Rapid Fabrication of Efficient and Stable Microporous Electrodes for Practical Alkaline Water Electrolysis

Abstract

Efficient and stable electrode is paramount for advancing practical alkaline water electrolysis (AWE) technology. In this study, we employed a rapid and scalable laser texturing process to create microporous nickel electrodes, demonstrating promising catalytic performances for hydrogen evolution reaction (HER) and oxygen evolution reaction (OER). The alkaline electrolyzer cell (AEL) incorporating laser-textured electrodes (NP-LT30) exhibited a remarkable improvement, with voltage drops exceeding 300 mV under a current density of 1 A cm−1, compared to conventional perforated Ni plate electrodes (NP) based cell. This enhancement resulted from a substantial boost in mass transport, as unveiled by in-situ electrochemical impedance analysis.

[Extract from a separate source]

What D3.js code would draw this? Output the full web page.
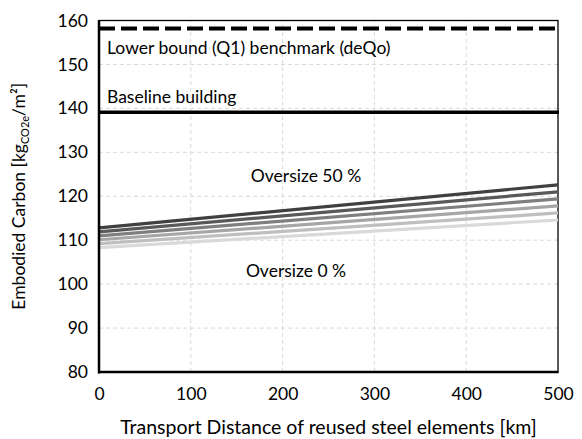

Of particular note is the unique multi-channel porous structure within the NP-LT30 electrode, enabling rapid mass transport through an innovative convection mode driven by an intermittent bubble eruption (IBE) mechanism, outperforming the traditional convection mode. Furthermore, AEL using NP-LT30 electrodes demonstrated exceptional durability, maintaining performance at 1.0 A cm–2 for an impressive 300 hours. This study highlights the capability of the multi-channel structure within NP-LT30 electrodes to expedite mass transport in practical AWE applications significantly. Moreover, the cost-effective and scalable nature of laser-textured porous electrodes positions them for commercialization, enabling the production of highly efficient electrodes for practical AWE implementation.